It’s no secret that Kanye West’s head has grown to the size of a small planet. Between weathering a flurry of strange public foibles and jumping headfirst onto the neon-bright-style train, he’s grown from the little-producer-that-could into a supernova-size celebrity, with the ego to match. Pretty much every aspect of his third full-length, Graduation, reflects this bigger and grander Kanye, far removed from the one that many fell in love with on his highly anticipated 2004 debut, The College Dropout, but certainly no less talented.

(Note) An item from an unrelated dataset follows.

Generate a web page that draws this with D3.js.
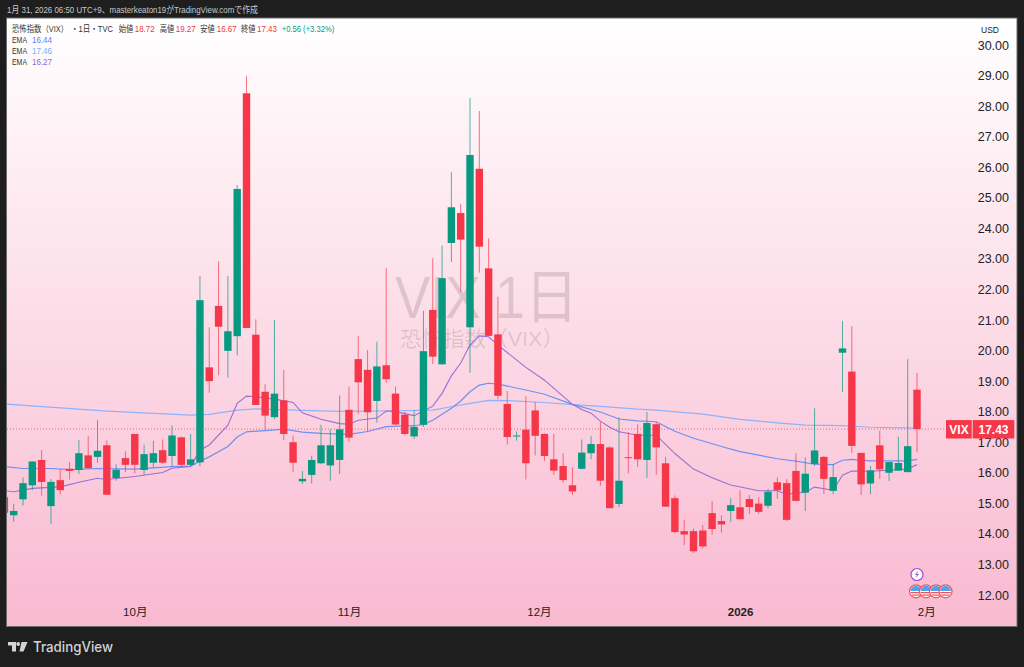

Bursting with operatic string sections and much-talked-about synths, the production on Graduation is truly remarkable. Even on the melancholy numbers, such as the piano-led “I Wonder,” West turns it out with a crashing beat and winding keys. The samples throughout are used wonderfully, particularly when he flips Steely Dan (yes, Steely Dan) on “Champion” and Michael Jackson on “Good Life.” (The much hyped Daft Punk sample at the heart of the single “Stronger,” released this summer, is probably the best part of the song.) Still, West never settles for samples alone, and there’s a palpable sense of grandeur on each tune, with the sound of anything from cheering crowds to hard-rock guitars supplementing the beats and synths. It’s clear that West has one thing in mind, and he reveals it on “Big Brother,” his ode to Jay-Z: “Stadium status.”
But behind the bravado on Graduation — indeed, on “Big Brother” itself — West often gets introspective about his own fame and the attitude that has grown out of it. One minute he admits “My head’s so big you can’t sit behind me,” and the next complains that “They say I talk with so much emphasis/ Ooh, they so sensitive.” He even comments on something as superficial as his poor choice of outfit at the Grammy Awards: “That tux might’ve made me look a little guido/ But with my ego I could stand there in a Speedo and still look like a fuckin’ hero.”
West’s writing and delivery has improved since The College Dropout, though they’re still marked by both a cleverness and a clumsiness. He spends less time hiding behind guest emcees here than he has in the past, and the words behind his own flow reflect a changed man. Gone is most of the humor of the past. It still shows up in songs such as “Drunk and Hot Girls,” featuring Mos Def, but there is not a single comic interlude, and sadly there is no “Workout Plan” on Graduation. The upside is that we get an album that’s lean and without filler.
If the album’s title suggests a conceptual follow-up to his two previous albums, that never really comes to the fore. What is present in all three albums is that ego of his, again on display in every track on the album. But Graduation shows again that if anyone has the right to brag this much, Kanye West is one of the few.